If you plan on celebrating or at least blending in during the festival, it’s a good idea to plan your best “red” look. Buying new clothes – especially ones which are red themselves – is considered good luck at this time of year, so don’t be afraid to splash out a bit in order to look the part.

It’s all about family
Togetherness and family unity are a huge cultural theme of the holiday. One of the central moments of the holiday season is Reunion Dinner, when scattered family members move hell and high water to get home for dinner on the eve of the Lunar New Year. If you’re a lonesome single expat far from home on a night like this, it can be very easy to feel cut off from the celebration and sink into a melancholy homesickness.
Take the opportunity to match like with like; Allied Pickfords recommends looking into local expat bars and social media groups to see if anyone else is partying against the grain on reunion night.

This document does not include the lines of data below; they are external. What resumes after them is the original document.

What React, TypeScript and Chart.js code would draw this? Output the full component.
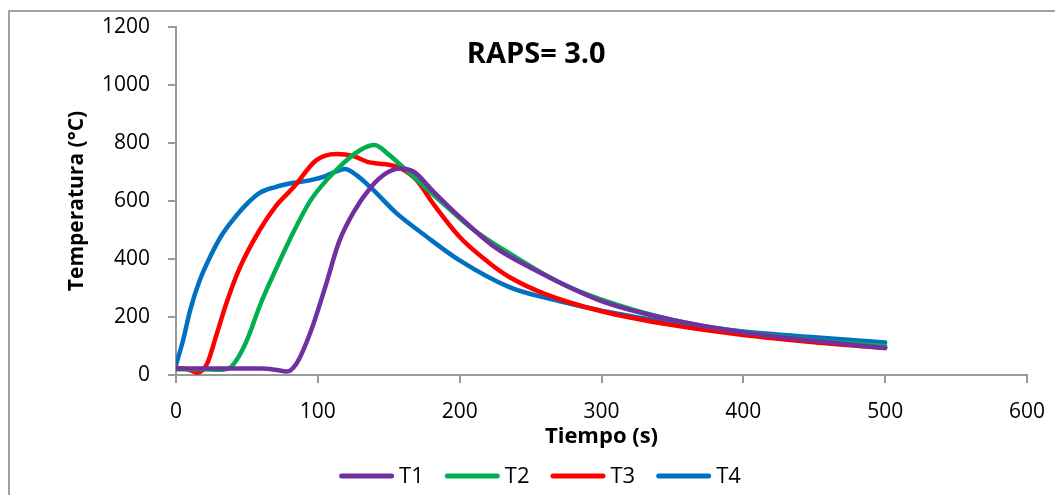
import React, { useEffect, useRef } from "react";
import { Chart, registerables } from "chart.js";

Chart.register(...registerables);

const seriesNames = ["T1", "T2", "T3", "T4"];
const seriesColors = ["#7030A0", "#00B050", "#FF0000", "#0070C0"];

const t1Time = [0, 20, 40, 60, 70, 78, 85, 95, 105, 115, 125, 137, 148, 158, 168, 180, 200, 225, 250, 300, 350, 400, 450, 500];
const t1Temp = [22, 22, 22, 22, 18, 12, 40, 150, 300, 460, 560, 645, 695, 712, 700, 640, 545, 440, 370, 255, 190, 147, 118, 93];

const t2Time = [0, 20, 30, 38, 45, 50, 60, 70, 80, 95, 113, 130, 140, 150, 160, 175, 191, 210, 235, 270, 300, 350, 400, 450, 500];
const t2Temp = [20, 20, 18, 25, 70, 120, 250, 360, 465, 603, 707, 776, 793, 760, 717, 650, 580, 500, 420, 320, 260, 190, 148, 120, 100];

const t3Time = [0, 8, 15, 22, 28, 35, 45, 59, 70, 83, 99, 113, 125, 135, 142, 150, 158, 170, 181, 200, 220, 235, 260, 300, 350, 400, 450, 500];
const t3Temp = [25, 20, 8, 40, 130, 240, 370, 500, 580, 648, 741, 762, 755, 735, 729, 725, 714, 670, 593, 476, 390, 338, 280, 220, 172, 138, 113, 93];

const t4Time = [0, 5, 10, 17, 24, 32, 40, 50, 59, 70, 82, 95, 105, 112, 119, 127, 139, 155, 177, 200, 235, 270, 300, 350, 400, 450, 500];
const t4Temp = [35, 120, 224, 330, 407, 480, 534, 590, 628, 648, 662, 672, 685, 700, 710, 690, 638, 560, 476, 395, 303, 255, 222, 180, 150, 130, 112];

const xTicks = [0, 100, 200, 300, 400, 500, 600];
const yTicks = [0, 200, 400, 600, 800, 1000, 1200];

const chartTitle = "RAPS= 3.0";
const titleAt = { x: 254, y: 1103 };

const FONT = "'Open Sans', 'DejaVu Sans', sans-serif";

const titlePlugin = {
  id: "insideTitle",
  afterDraw(chart: any) {
    const { ctx, scales } = chart;
    const px = scales.x.getPixelForValue(titleAt.x);
    const py = scales.y.getPixelForValue(titleAt.y);
    ctx.save();
    ctx.font = `bold 29px ${FONT}`;
    ctx.fillStyle = "#000";
    ctx.textAlign = "center";
    ctx.textBaseline = "middle";
    ctx.fillText(chartTitle, px, py);
    ctx.restore();
  },
};

// Excel-style legend: long round-capped line swatch, small gap, label
const legendPlugin = {
  id: "lineLegend",
  afterDraw(chart: any) {
    const { ctx } = chart;
    const lineLen = 55;
    const gap = 5;
    const itemGap = 21;
    const centerX = 540;
    const y = 476;
    ctx.save();
    ctx.font = `22px ${FONT}`;
    const items = chart.data.datasets.map((d: any) => ({
      label: d.label,
      color: d.borderColor,
      w: lineLen + gap + ctx.measureText(d.label).width,
    }));
    const total = items.reduce((a: number, it: any) => a + it.w, 0) + itemGap * (items.length - 1);
    let x = centerX - total / 2;
    for (const it of items) {
      ctx.strokeStyle = it.color;
      ctx.lineWidth = 5;
      ctx.lineCap = "round";
      ctx.beginPath();
      ctx.moveTo(x + 2.5, y);
      ctx.lineTo(x + lineLen - 2.5, y);
      ctx.stroke();
      ctx.fillStyle = "#000";
      ctx.textAlign = "left";
      ctx.textBaseline = "middle";
      ctx.fillText(it.label, x + lineLen + gap, y + 1);
      x += it.w + itemGap;
    }
    ctx.restore();
  },
};

export default function App() {
  const ref = useRef<HTMLCanvasElement | null>(null);

  useEffect(() => {
    if (!ref.current) return;
    const series = [
      [t1Time, t1Temp],
      [t2Time, t2Temp],
      [t3Time, t3Temp],
      [t4Time, t4Temp],
    ];
    const chart = new Chart(ref.current, {
      type: "line",
      data: {
        datasets: series.map(([xs, ys], i) => ({
          label: seriesNames[i],
          data: xs.map((x, j) => ({ x, y: ys[j] })),
          borderColor: seriesColors[i],
          backgroundColor: seriesColors[i],
          borderWidth: 4.5,
          borderCapStyle: "round" as const,
          pointRadius: 0,
          tension: 0.4,
          cubicInterpolationMode: "monotone" as const,
          fill: false,
        })),
      },
      options: {
        animation: false,
        responsive: false,
        maintainAspectRatio: false,
        layout: { padding: { left: 61, right: 28, top: 27, bottom: 43 } },
        plugins: {
          legend: { display: false },
          tooltip: { enabled: false },
        },
        scales: {
          x: {
            type: "linear",
            min: 0,
            max: 600,
            afterBuildTicks: (s: any) => {
              s.ticks = xTicks.map((v) => ({ value: v }));
            },
            afterFit: (s: any) => {
              s.height = 77;
              s.paddingLeft = 0;
              s.paddingRight = 0;
            },
            border: { color: "#999", width: 2 },
            grid: { drawOnChartArea: false, tickLength: 8, color: "#999", lineWidth: 2 },
            ticks: {
              font: { family: FONT, size: 21 },
              color: "#000",
              padding: 16,
              maxRotation: 0,
              callback: (v: any) => String(v),
            },
            title: {
              display: true,
              text: "Tiempo (s)",
              font: { family: FONT, size: 22, weight: "bold" },
              color: "#000",
              padding: { top: 0, bottom: 2 },
            },
          },
          y: {
            type: "linear",
            min: 0,
            max: 1200,
            afterBuildTicks: (s: any) => {
              s.ticks = yTicks.map((v) => ({ value: v }));
            },
            afterFit: (s: any) => {
              s.width = 176 - 61;
              s.paddingTop = 0;
              s.paddingBottom = 0;
            },
            border: { color: "#999", width: 2 },
            grid: { drawOnChartArea: false, tickLength: 8, color: "#999", lineWidth: 2 },
            ticks: {
              font: { family: FONT, size: 21 },
              color: "#000",
              padding: 18,
              callback: (v: any) => String(v),
            },
            title: {
              display: true,
              text: "Temperatura (°C)",
              font: { family: FONT, size: 21, weight: "bold" },
              color: "#000",
              padding: { top: 3, bottom: 0 },
            },
          },
        },
      },
      plugins: [titlePlugin, legendPlugin],
    });
    return () => chart.destroy();
  }, []);

  return (
    <div
      style={{
        position: "absolute",
        left: 0,
        top: 0,
        width: 1055,
        height: 495,
        overflow: "hidden",
        background: "#fff",
      }}
    >
      <div
        style={{
          position: "absolute",
          left: 8,
          top: 10,
          width: 1100,
          height: 600,
          borderTop: "2px solid #a0a0a0",
          borderLeft: "2px solid #a0a0a0",
        }}
      />
      <canvas ref={ref} width={1055} height={495} style={{ position: "absolute", left: 0, top: 0 }} />
    </div>
  );
}
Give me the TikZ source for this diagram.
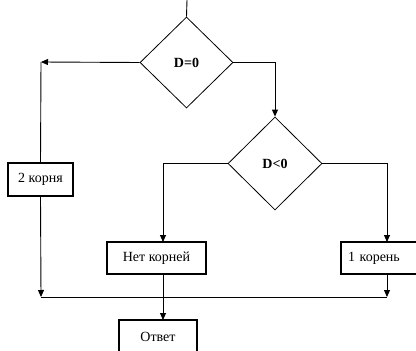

It’s not just about the New Year
In Singapore, the Lunar New Year is traditionally marked by a 2-day public holiday, sometimes 3-day, and the revellers will make those days count. But if the holiday itself is too intense or just not your style, the festive season persists for a good month around this crimson crescendo. Featuring a range of mouth-watering seasonal food prepared only around the New Year, colourful public decorations and a cheerful, relaxed atmosphere, this could be the perfect antidote to frantic New Year’s Eve celebrations. Make sure to witness the legendary Chingay Parade, held 8 days after the Lunar New Year and one of Singapore’s most cherished public traditions.